Split a bytes vec by a sequence of chars

I want to extract the payload of a http request, that I get as a vector of bytes.
In the request, the payload is separated from the rest by the sequence \r\n\r\n, that's why I want to split my vec at this position, and take the second element.

My current solution is to use the following function I wrote.

fn find_payload_index(buffer: &Vec<u8>) -> usize {
    for (pos, e) in buffer.iter().enumerate() {
        if pos < 3 {
            continue
        }
        if buffer[pos - 3] == 13 && buffer[pos - 2] == 10 && buffer[pos - 1] == 13 && buffer[pos] == 10 {
            return pos + 1;
        }
    }
    0
}

13 is the ASCII value of \r and 10 the value of \n.
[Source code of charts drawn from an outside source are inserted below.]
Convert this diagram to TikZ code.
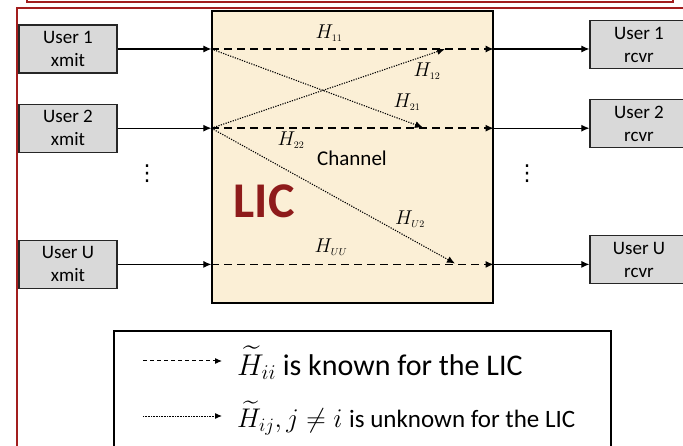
\RequirePackage{fix-cm}
\documentclass[tikz,border=0pt]{standalone}
\usepackage{fontspec}
\setmainfont{Carlito}
\newfontfamily\symfont{DejaVu Sans}
\usepackage{amssymb}
\usetikzlibrary{arrows.meta,positioning,calc}
\definecolor{licred}{HTML}{8E1B1B}
\definecolor{framered}{HTML}{A21E1E}
\definecolor{parch}{HTML}{FBEFD6}
\definecolor{boxgray}{HTML}{D9D9D9}

\begin{document}
\begin{tikzpicture}[x=1pt,y=-1pt,
  font=\fontsize{19}{23}\selectfont,
  usr/.style={rectangle,draw=black!85,line width=1.2pt,fill=boxgray,align=center,minimum width=98pt,minimum height=48pt,inner sep=0pt},
  arr/.style={-{Latex[length=8pt,width=7pt]},line width=1.1pt},
  known/.style={arr,dash pattern=on 8pt off 5pt,line width=1.4pt},
  unk/.style={arr,dash pattern=on 1.2pt off 1.3pt,line width=1.1pt},
  lbl/.style={inner sep=0pt,font=\fontsize{20}{24}\selectfont},
  dots/.style={inner sep=0pt,font=\symfont\fontsize{22}{26}\selectfont},
  leg/.style={inner sep=0pt,anchor=west,font=\fontsize{30}{36}\selectfont}
]
\useasboundingbox (0,0) rectangle (683,446);
\clip (0,0) rectangle (683,446);
% outer frames
\draw[framered,line width=1.5pt] (27,-30) rectangle (673,2);
\draw[framered,line width=1.5pt] (17,8) rectangle (700,470);

% channel
\node[draw,line width=1.3pt,fill=parch,minimum width=281pt,minimum height=292pt,inner sep=0pt] (chan) at (352.5,157) {};

% transmitters and receivers
\node[usr] (x1) at (68,49) {User 1\\xmit};
\node[usr,below=30pt of x1] (x2) {User 2\\xmit};
\node[usr,below=87pt of x2] (xU) {User U\\xmit};
\node[usr] (r1) at (639,44.5) {User 1\\rcvr};
\node[usr,below=30pt of r1] (r2) {User 2\\rcvr};
\node[usr,below=87pt of r2] (rU) {User U\\rcvr};

\foreach \u in {1,2,U} {
  \draw[arr] (x\u) -- (x\u -| chan.west);
  \draw[known] (x\u -| chan.west) -- (x\u -| chan.east);
  \draw[arr] (x\u -| chan.east) -- (x\u -| r\u.west);
}

% cross links
\coordinate (t12) at (445,49);
\coordinate (t21) at (423,127.5);
\coordinate (tU2) at (455,263.5);
\draw[unk] (x1 -| chan.west) -- (t21);
\draw[unk] (x2 -| chan.west) -- (t12);
\draw[unk] (x2 -| chan.west) -- (tU2);

\node[lbl] (h11) at (329,33) {$H_{\scriptscriptstyle 11}$};
\node[lbl] (h12) at (427,71) {$H_{\scriptscriptstyle 12}$};
\node[lbl] (h21) at (407,102) {$H_{\scriptscriptstyle 21}$};
\node[lbl] (h22) at (291,140) {$H_{\scriptscriptstyle 22}$};
\node[lbl] (hu2) at (410,219) {$H_{\scriptscriptstyle U2}$};
\node[lbl] (huu) at (331,247) {$H_{\scriptscriptstyle UU}$};
\node[inner sep=0pt,font=\fontsize{21}{25}\selectfont] (chtxt) at (352,158) {Channel};
\node[inner sep=0pt,text=licred,font=\fontsize{50}{60}\selectfont\bfseries] (lic) at (264,201) {LIC};
\node[dots] (vl) at (147,174) {⋮};
\node[dots] (vr) at (527,174) {⋮};

% legend
\node[draw,line width=1.2pt,minimum width=497pt,minimum height=150pt,inner sep=0pt] (legbox) at (362.5,406) {};
\node[leg] (ktxt) at (237,363) {$\widetilde{H}_{ii}$ is known for the LIC};
\node[leg] (utxt) at (237,418) {{\fontsize{27}{32}\selectfont$\widetilde{H}_{ij}, j \neq i$} \fontsize{25}{30}\selectfont is unknown for the LIC};
\coordinate (k0) at (143,361);
\coordinate (u0) at (143,416);
\draw[-{Latex[length=7pt,width=6pt]},line width=1pt,dash pattern=on 4pt off 3pt] (k0) -- (k0 -| 222,0);
\draw[-{Latex[length=7pt,width=6pt]},line width=1pt,dash pattern=on 0.8pt off 0.8pt] (u0) -- (u0 -| 222,0);
\end{tikzpicture}
\end{document}
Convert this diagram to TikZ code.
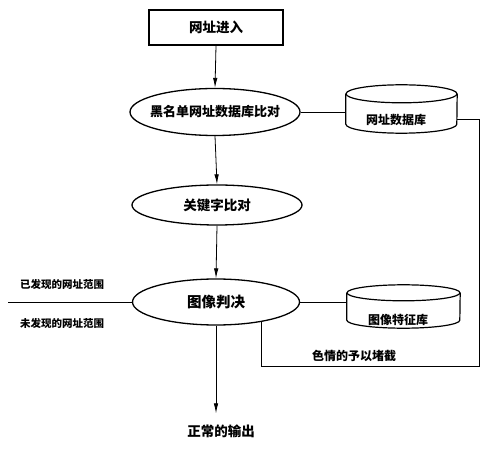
\documentclass[tikz,border=0pt]{standalone}
\usepackage{fontspec}
\setmainfont{Noto Sans CJK SC}
\usetikzlibrary{shapes.geometric,arrows.meta,calc}
\begin{document}
\begin{tikzpicture}[x=1pt,y=1pt,
  box/.style={draw,line width=1.6pt,minimum width=134pt,minimum height=35pt,inner sep=0pt,font=\bfseries\fontsize{13.5}{14}\selectfont},
  oval/.style={draw,ellipse,line width=1.3pt,inner xsep=-30pt,inner ysep=0pt,font=\bfseries\fontsize{13}{14}\selectfont},
  cylbox/.style={rectangle,inner sep=0pt},
  cyltext/.style={inner sep=0pt,font=\bfseries\fontsize{12}{13}\selectfont},
  sidetext/.style={inner sep=0pt,font=\bfseries\fontsize{10.5}{11}\selectfont},
  conn/.style={line width=0.8pt},
  arr/.style={conn,-{Latex[length=10pt,width=4.5pt]}},
  cyl/.style={line width=1.2pt}]
\useasboundingbox (0,0) rectangle (492,450);
% nodes
\node[box] (in) at (216,422.5) {网址进入};
\node[oval,minimum width=170pt,minimum height=47pt] (e1) at (215,338) {黑名单网址数据库比对};
\node[oval,minimum width=170pt,minimum height=40pt,font=\bfseries\fontsize{13.5}{14}\selectfont] (e2) at (217,245) {关键字比对};
\node[oval,minimum width=167pt,minimum height=46pt,font=\bfseries\fontsize{14.5}{15}\selectfont] (e3) at (216,148) {图像判决};
% cylinders
\node[cylbox,minimum width=111pt,minimum height=48pt] (db1) at (401.5,341) {};
\draw[cyl] ($(db1.north west)+(0,-9)$) -- ($(db1.south west)+(0,9)$)
  arc[start angle=180,end angle=360,x radius=55.5pt,y radius=9pt]
  -- ($(db1.north east)+(0,-9)$);
\draw[cyl] ($(db1.north)+(0,-9)$) ellipse[x radius=55.5pt,y radius=9pt];
\node[cyltext] (db1t) at (396,330) {网址数据库};
\node[cylbox,minimum width=113pt,minimum height=43pt] (db2) at (403.5,143.5) {};
\draw[cyl] ($(db2.north west)+(0,-8)$) -- ($(db2.south west)+(0,8)$)
  arc[start angle=180,end angle=360,x radius=56.5pt,y radius=8pt]
  -- ($(db2.north east)+(0,-8)$);
\draw[cyl] ($(db2.north)+(0,-8)$) ellipse[x radius=56.5pt,y radius=8pt];
\node[cyltext] (db2t) at (398,130) {图像特征库};
% texts
\node[sidetext] (found) at (62,166) {已发现的网址范围};
\node[sidetext] (notfound) at (62,127) {未发现的网址范围};
\node[cyltext] (block) at (354,94) {色情的予以堵截};
\node[inner sep=3pt,font=\bfseries\fontsize{13.5}{14}\selectfont] (out) at (221,19) {正常的输出};
\coordinate (lft) at (8,148);
\coordinate (corner) at (479,84);
% connectors
\draw[arr] (in.south) -- (e1.north);
\draw[arr] (e1.south) -- (e2.north);
\draw[arr] (e2.south) -- (e3.north);
\draw[arr,shorten >=8pt] (e3.south) -- (e3.south |- out.north);
\draw[conn] (e1.east) -- (e1.east -| db1.west);
\draw[conn] (e3.east) -- (e3.east -| db2.west);
\draw[conn] (lft) -- (e3.west);
\draw[conn] (e3.-24.6) |- (corner) |- ($(db1.east)+(0,-10)$);
\end{tikzpicture}
\end{document}
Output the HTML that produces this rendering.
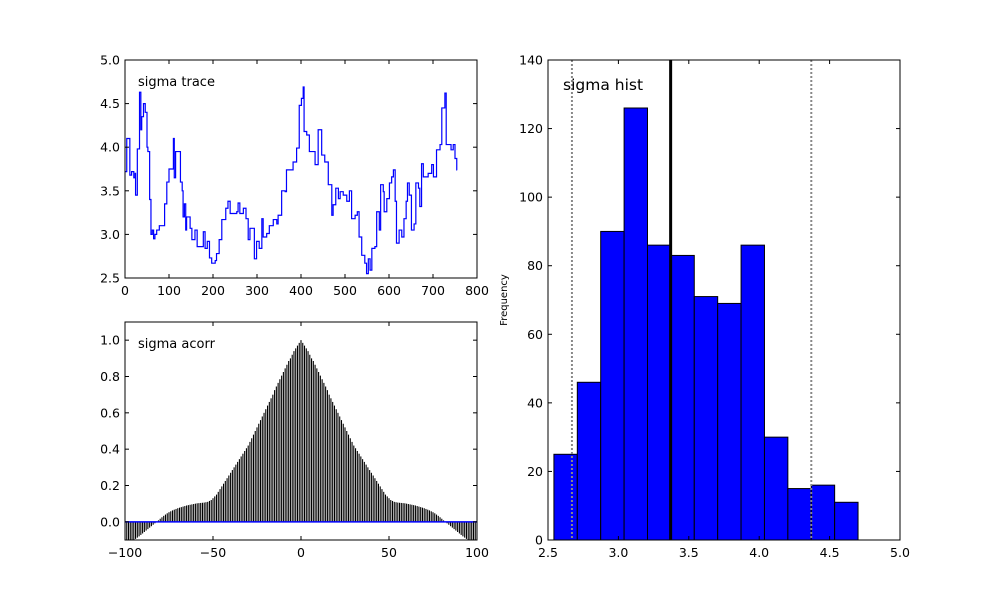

I then split by the returned index. While this solution is technically working, it feels very unclean, and I was wondering how to do this in a more elegant way.

Perhaps something like

fn find_payload_index(buffer: &[u8]) -> Option<usize> {
    buffer
        .windows(4)
        .enumerate()
        .find(|&(_, w)| matches!(w, b"\r\n\r\n"))
        .map(|(ix, _)| ix + 4)
// or if you want to have the "if nothing found: return 0" behavior, you can instead
// use a `.map_or(0, |(ix, _)| ix + 4)` call, and change the return type back
}

looks cleaner.

With the itertools crate, you can be even more concise

use itertools::Itertools;
fn find_payload_index(buffer: &[u8]) -> Option<usize> {
    buffer
        .windows(4)
        .find_position(|&w| matches!(w, b"\r\n\r\n"))
        .map(|(ix, _)| ix + 4)
}
2 Likes

You don't need itertools.

fn find_payload_index(buffer: &[u8]) -> Option<usize> {
    buffer
        .windows(4)
        .position(|w| matches!(w, b"\r\n\r\n"))
        .map(|ix| ix + 4)
}
2 Likes

I've seen this solution several times on this kind of questions. But I'm still feeling curious - if there are any KMP based implementations of splits/finds in Rust std (probably not) or among popular crates. Since it provides better asymptotics (n + m vs n*m)

aww, so many methods in Iterator.. they could've mentioned that position is also a thing in the docs of find_position.

I'm not sure about how exactly it's implemented but regex crate supports searching slices of u8.

1 Like

There's a state-of-the-art implementation of the Aho-corasick algorithm in Rust.

1 Like

I was just finishing up an example of that; it's a finite-automaton-based implementation, so it doesn't ever scan an input character more than once:

/// Returns a tuple (header, body)
fn split_request<'a>(req: &'a[u8])->(&'a [u8], Option<&'a [u8]>) {
    use regex::bytes::Regex;
    let re = Regex::new(r"\r\n\r\n").unwrap();
    let mut split = re.splitn(req, 2);
    (split.next().unwrap(), split.next())
}

(Playground)

2 Likes